Task description: Set the listing down unchanged, minus every embedded image.

Entries supplied:
= = = =

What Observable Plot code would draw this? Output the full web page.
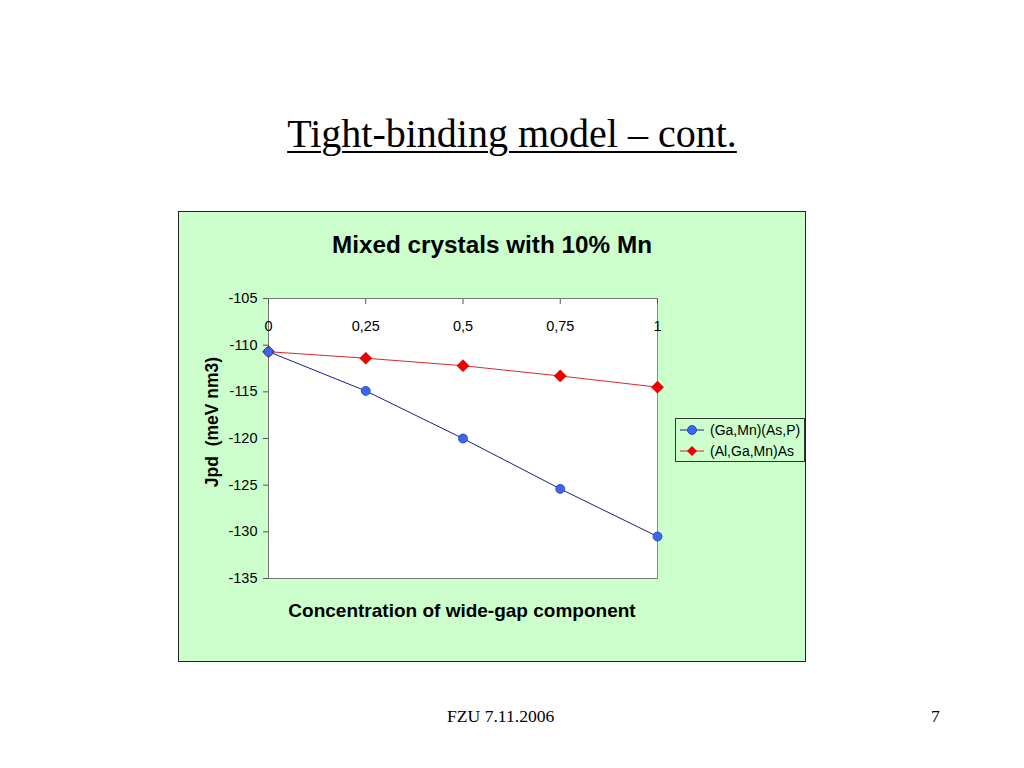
<!DOCTYPE html>
<html>
<head>
<meta charset="utf-8">
<script src="https://cdn.jsdelivr.net/npm/d3@7"></script>
<script src="https://cdn.jsdelivr.net/npm/@observablehq/plot@0.6"></script>
<style>
  html, body { margin: 0; padding: 0; background: #fff; }
  #slide { position: relative; width: 1024px; height: 768px; overflow: hidden; background: #fff; }
  .abs { position: absolute; white-space: pre; }
  #title { left: 0; width: 1024px; top: 114px; text-align: center; font: 40px/40px "Liberation Serif", "Times New Roman", serif; color: #000; }
  #title span { text-decoration: underline; text-decoration-thickness: 2px; text-underline-offset: 4px; }
  #box { left: 178px; top: 211px; width: 628px; height: 451px; box-sizing: border-box; border: 1px solid #222; background: #ccffcc; }
  #chart { left: 178px; top: 211px; }
  #ctitle { left: 292px; width: 400px; top: 233px; text-align: center; font: bold 24.3px/24px "Liberation Sans", Arial, sans-serif; color: #000; }
  #xlabel { left: 162px; width: 600px; top: 601px; text-align: center; font: bold 19px/19px "Liberation Sans", Arial, sans-serif; color: #000; }
  #ylabel { left: 213px; top: 422px; transform: translate(-50%, -50%) rotate(-90deg); font: bold 17.5px/17.5px "Liberation Sans", Arial, sans-serif; color: #000; }
  #legend { left: 675px; top: 418px; width: 130px; height: 44px; box-sizing: border-box; border: 1px solid #333; background: transparent; font: 14px/22px "Liberation Sans", Arial, sans-serif; color: #000; }
  #legend .row { display: flex; align-items: center; height: 21px; padding-left: 4px; }
  #legend svg { margin-right: 6px; }
  .footer { top: 708px; font: 17.6px/17.6px "Liberation Serif", "Times New Roman", serif; color: #000; }
</style>
</head>
<body>
<div id="slide">
  <div id="title" class="abs"><span>Tight-binding model – cont.</span></div>
  <div id="box" class="abs"></div>
  <div id="chart" class="abs"></div>
  <div id="ctitle" class="abs">Mixed crystals with 10% Mn</div>
  <div id="ylabel" class="abs">Jpd  (meV nm3)</div>
  <div id="xlabel" class="abs">Concentration of wide-gap component</div>
  <div id="legend" class="abs"></div>
  <div class="abs footer" style="left:447px">FZU 7.11.2006</div>
  <div class="abs footer" style="left:931px">7</div>
</div>
<script>
// ---- data ----
const concentration = [0, 0.25, 0.5, 0.75, 1];
const gaMnAsP = [-110.7, -114.9, -120.0, -125.4, -130.5];
const alGaMnAs = [-110.7, -111.4, -112.2, -113.3, -114.5];
const seriesNames = ["(Ga,Mn)(As,P)", "(Al,Ga,Mn)As"];
const xTickValues = [0, 0.25, 0.5, 0.75, 1];
const xTickLabels = ["0", "0,25", "0,5", "0,75", "1"];
const yTickValues = [-105, -110, -115, -120, -125, -130, -135];
const yTickLabels = ["-105", "-110", "-115", "-120", "-125", "-130", "-135"];

const blueLine = "#1c1c8a", blueFill = "#3a66f0", blueStroke = "#2040b0";
const redLine = "#d42a2a", redFill = "#ee0000";

const blueData = concentration.map((x, i) => ({x, y: gaMnAsP[i]}));
const redData = concentration.map((x, i) => ({x, y: alGaMnAs[i]}));

const chart = Plot.plot({
  width: 628,
  height: 451,
  marginLeft: 90,
  marginRight: 149,
  marginTop: 87,
  marginBottom: 84,
  style: {background: "transparent", fontFamily: "Liberation Sans, Arial, sans-serif", color: "#000"},
  x: {domain: [0, 1]},
  y: {domain: [-135, -105]},
  marks: [
    Plot.frame({fill: "white", stroke: "#8a8a8a"}),
    Plot.ruleX([0], {stroke: "#777"}),
    Plot.ruleY([-135], {stroke: "#777"}),
    Plot.ruleY([-105], {stroke: "#777"}),
    Plot.axisY({
      anchor: "left", ticks: yTickValues, tickSize: 5, tickPadding: 6,
      tickFormat: (d) => yTickLabels[yTickValues.indexOf(d)],
      fontSize: 14.5, stroke: "#555", label: null
    }),
    Plot.axisX({
      anchor: "top", ticks: xTickValues, tickSize: -5, tickFormat: () => "",
      stroke: "#555", label: null
    }),
    Plot.text(xTickValues, {
      x: (d) => d, frameAnchor: "top", dy: 22,
      text: (d, i) => xTickLabels[i], fontSize: 14.5, fill: "#000"
    }),
    Plot.line(blueData, {x: "x", y: "y", stroke: blueLine, strokeWidth: 1}),
    Plot.line(redData, {x: "x", y: "y", stroke: redLine, strokeWidth: 1}),
    Plot.dot(redData, {x: "x", y: "y", symbol: "diamond2", r: 5.5, fill: redFill, stroke: "#c00000", strokeWidth: 0.5}),
    Plot.dot(blueData, {x: "x", y: "y", symbol: "circle", r: 4.5, fill: blueFill, stroke: blueStroke, strokeWidth: 0.8})
  ]
});
document.getElementById("chart").appendChild(chart);

// legend
const legend = document.getElementById("legend");
const legendItems = [
  {name: seriesNames[0], line: blueLine, marker: `<circle cx="12" cy="6" r="4.5" fill="${blueFill}" stroke="${blueStroke}" stroke-width="0.8"/>`},
  {name: seriesNames[1], line: redLine, marker: `<path d="M12,1 L17,6 L12,11 L7,6 Z" fill="${redFill}"/>`}
];
for (const it of legendItems) {
  const row = document.createElement("div");
  row.className = "row";
  row.innerHTML = `<svg width="24" height="12"><line x1="0" x2="24" y1="6" y2="6" stroke="${it.line}" stroke-width="1"/>${it.marker}</svg><span>${it.name}</span>`;
  legend.appendChild(row);
}
</script>
</body>
</html>
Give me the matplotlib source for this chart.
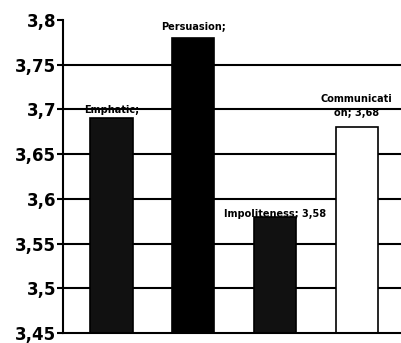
import matplotlib.pyplot as plt
import numpy as np

categories = ['Emphatic', 'Persuasion', 'Impoliteness', 'Communication']
values = [3.69, 3.78, 3.58, 3.68]
bar_labels = ['Emphatic;', 'Persuasion;', 'Impoliteness; 3,58', 'Communicati\non; 3,68']
yticks = [3.45, 3.5, 3.55, 3.6, 3.65, 3.7, 3.75, 3.8]
ytick_labels = ['3,45', '3,5', '3,55', '3,6', '3,65', '3,7', '3,75', '3,8']

fig = plt.figure(figsize=(4.01, 3.43), dpi=100)
ax = fig.add_axes([0.157, 0.029, 0.843, 0.913])

x = np.arange(len(categories))
# grid lines only between the bottom and top ticks
for yv in yticks[1:-1]:
    ax.axhline(yv, color='black', linewidth=1.5, zorder=0)
colors = ['#111111', '#000000', '#111111', 'white']
bars = ax.bar(x, [v - 3.45 for v in values], bottom=3.45, width=0.52,
              color=colors, edgecolor='black', linewidth=1.2, zorder=2)

label_y = [values[0] + 0.004, values[1] + 0.007, values[2] - 0.002, values[3] + 0.01]
for xi, ly, txt in zip(x, label_y, bar_labels):
    ax.text(xi, ly, txt, ha='center', va='bottom', fontsize=7, fontweight='bold',
            linespacing=1.6, zorder=3)

ax.set_xlim(-0.59, 3.54)
ax.set_ylim(3.45, 3.8)
ax.set_yticks(yticks)
ax.set_yticklabels(ytick_labels, fontsize=12, fontweight='bold')
ax.set_xticks([])
for s in ['top', 'right']:
    ax.spines[s].set_visible(False)
ax.spines['left'].set_linewidth(1.5)
ax.spines['bottom'].set_linewidth(1.5)
ax.tick_params(axis='y', length=4, width=1.5, pad=1)

fig.savefig('out.png', dpi=100)
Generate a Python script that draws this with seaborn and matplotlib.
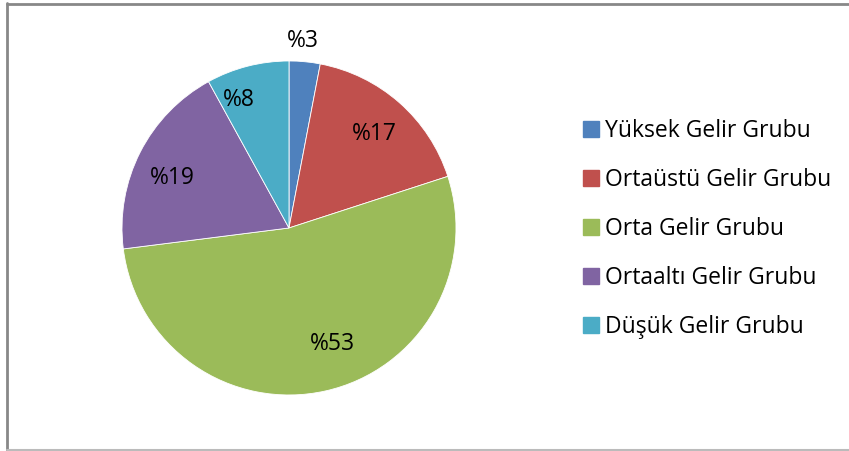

= = = =

Task response:
What Observable Plot code would draw this? Output the full web page.
<!DOCTYPE html>
<html>
<head>
<meta charset="utf-8">
<script src="https://cdn.jsdelivr.net/npm/d3@7"></script>
<script src="https://cdn.jsdelivr.net/npm/@observablehq/plot@0.6"></script>
<style>
  html, body { margin: 0; padding: 0; background: #fff; }
  #slide { position: relative; width: 1024px; height: 768px; overflow: hidden; background: #fff; }
  .abs { position: absolute; white-space: pre; }
  #title { left: 0; width: 1024px; top: 114px; text-align: center; font: 40px/40px "Liberation Serif", "Times New Roman", serif; color: #000; }
  #title span { text-decoration: underline; text-decoration-thickness: 2px; text-underline-offset: 4px; }
  #box { left: 178px; top: 211px; width: 628px; height: 451px; box-sizing: border-box; border: 1px solid #222; background: #ccffcc; }
  #chart { left: 178px; top: 211px; }
  #ctitle { left: 292px; width: 400px; top: 233px; text-align: center; font: bold 24.3px/24px "Liberation Sans", Arial, sans-serif; color: #000; }
  #xlabel { left: 162px; width: 600px; top: 601px; text-align: center; font: bold 19px/19px "Liberation Sans", Arial, sans-serif; color: #000; }
  #ylabel { left: 213px; top: 422px; transform: translate(-50%, -50%) rotate(-90deg); font: bold 17.5px/17.5px "Liberation Sans", Arial, sans-serif; color: #000; }
  #legend { left: 675px; top: 418px; width: 130px; height: 44px; box-sizing: border-box; border: 1px solid #333; background: transparent; font: 14px/22px "Liberation Sans", Arial, sans-serif; color: #000; }
  #legend .row { display: flex; align-items: center; height: 21px; padding-left: 4px; }
  #legend svg { margin-right: 6px; }
  .footer { top: 708px; font: 17.6px/17.6px "Liberation Serif", "Times New Roman", serif; color: #000; }
</style>
</head>
<body>
<div id="slide">
  <div id="title" class="abs"><span>Tight-binding model – cont.</span></div>
  <div id="box" class="abs"></div>
  <div id="chart" class="abs"></div>
  <div id="ctitle" class="abs">Mixed crystals with 10% Mn</div>
  <div id="ylabel" class="abs">Jpd  (meV nm3)</div>
  <div id="xlabel" class="abs">Concentration of wide-gap component</div>
  <div id="legend" class="abs"></div>
  <div class="abs footer" style="left:447px">FZU 7.11.2006</div>
  <div class="abs footer" style="left:931px">7</div>
</div>
<script>
// ---- data ----
const concentration = [0, 0.25, 0.5, 0.75, 1];
const gaMnAsP = [-110.7, -114.9, -120.0, -125.4, -130.5];
const alGaMnAs = [-110.7, -111.4, -112.2, -113.3, -114.5];
const seriesNames = ["(Ga,Mn)(As,P)", "(Al,Ga,Mn)As"];
const xTickValues = [0, 0.25, 0.5, 0.75, 1];
const xTickLabels = ["0", "0,25", "0,5", "0,75", "1"];
const yTickValues = [-105, -110, -115, -120, -125, -130, -135];
const yTickLabels = ["-105", "-110", "-115", "-120", "-125", "-130", "-135"];

const blueLine = "#1c1c8a", blueFill = "#3a66f0", blueStroke = "#2040b0";
const redLine = "#d42a2a", redFill = "#ee0000";

const blueData = concentration.map((x, i) => ({x, y: gaMnAsP[i]}));
const redData = concentration.map((x, i) => ({x, y: alGaMnAs[i]}));

const chart = Plot.plot({
  width: 628,
  height: 451,
  marginLeft: 90,
  marginRight: 149,
  marginTop: 87,
  marginBottom: 84,
  style: {background: "transparent", fontFamily: "Liberation Sans, Arial, sans-serif", color: "#000"},
  x: {domain: [0, 1]},
  y: {domain: [-135, -105]},
  marks: [
    Plot.frame({fill: "white", stroke: "#8a8a8a"}),
    Plot.ruleX([0], {stroke: "#777"}),
    Plot.ruleY([-135], {stroke: "#777"}),
    Plot.ruleY([-105], {stroke: "#777"}),
    Plot.axisY({
      anchor: "left", ticks: yTickValues, tickSize: 5, tickPadding: 6,
      tickFormat: (d) => yTickLabels[yTickValues.indexOf(d)],
      fontSize: 14.5, stroke: "#555", label: null
    }),
    Plot.axisX({
      anchor: "top", ticks: xTickValues, tickSize: -5, tickFormat: () => "",
      stroke: "#555", label: null
    }),
    Plot.text(xTickValues, {
      x: (d) => d, frameAnchor: "top", dy: 22,
      text: (d, i) => xTickLabels[i], fontSize: 14.5, fill: "#000"
    }),
    Plot.line(blueData, {x: "x", y: "y", stroke: blueLine, strokeWidth: 1}),
    Plot.line(redData, {x: "x", y: "y", stroke: redLine, strokeWidth: 1}),
    Plot.dot(redData, {x: "x", y: "y", symbol: "diamond2", r: 5.5, fill: redFill, stroke: "#c00000", strokeWidth: 0.5}),
    Plot.dot(blueData, {x: "x", y: "y", symbol: "circle", r: 4.5, fill: blueFill, stroke: blueStroke, strokeWidth: 0.8})
  ]
});
document.getElementById("chart").appendChild(chart);

// legend
const legend = document.getElementById("legend");
const legendItems = [
  {name: seriesNames[0], line: blueLine, marker: `<circle cx="12" cy="6" r="4.5" fill="${blueFill}" stroke="${blueStroke}" stroke-width="0.8"/>`},
  {name: seriesNames[1], line: redLine, marker: `<path d="M12,1 L17,6 L12,11 L7,6 Z" fill="${redFill}"/>`}
];
for (const it of legendItems) {
  const row = document.createElement("div");
  row.className = "row";
  row.innerHTML = `<svg width="24" height="12"><line x1="0" x2="24" y1="6" y2="6" stroke="${it.line}" stroke-width="1"/>${it.marker}</svg><span>${it.name}</span>`;
  legend.appendChild(row);
}
</script>
</body>
</html>
Give me the matplotlib source for this chart.
import matplotlib.pyplot as plt
import numpy as np

categories = ['Emphatic', 'Persuasion', 'Impoliteness', 'Communication']
values = [3.69, 3.78, 3.58, 3.68]
bar_labels = ['Emphatic;', 'Persuasion;', 'Impoliteness; 3,58', 'Communicati\non; 3,68']
yticks = [3.45, 3.5, 3.55, 3.6, 3.65, 3.7, 3.75, 3.8]
ytick_labels = ['3,45', '3,5', '3,55', '3,6', '3,65', '3,7', '3,75', '3,8']

fig = plt.figure(figsize=(4.01, 3.43), dpi=100)
ax = fig.add_axes([0.157, 0.029, 0.843, 0.913])

x = np.arange(len(categories))
# grid lines only between the bottom and top ticks
for yv in yticks[1:-1]:
    ax.axhline(yv, color='black', linewidth=1.5, zorder=0)
colors = ['#111111', '#000000', '#111111', 'white']
bars = ax.bar(x, [v - 3.45 for v in values], bottom=3.45, width=0.52,
              color=colors, edgecolor='black', linewidth=1.2, zorder=2)

label_y = [values[0] + 0.004, values[1] + 0.007, values[2] - 0.002, values[3] + 0.01]
for xi, ly, txt in zip(x, label_y, bar_labels):
    ax.text(xi, ly, txt, ha='center', va='bottom', fontsize=7, fontweight='bold',
            linespacing=1.6, zorder=3)

ax.set_xlim(-0.59, 3.54)
ax.set_ylim(3.45, 3.8)
ax.set_yticks(yticks)
ax.set_yticklabels(ytick_labels, fontsize=12, fontweight='bold')
ax.set_xticks([])
for s in ['top', 'right']:
    ax.spines[s].set_visible(False)
ax.spines['left'].set_linewidth(1.5)
ax.spines['bottom'].set_linewidth(1.5)
ax.tick_params(axis='y', length=4, width=1.5, pad=1)

fig.savefig('out.png', dpi=100)
Generate a Python script that draws this with seaborn and matplotlib.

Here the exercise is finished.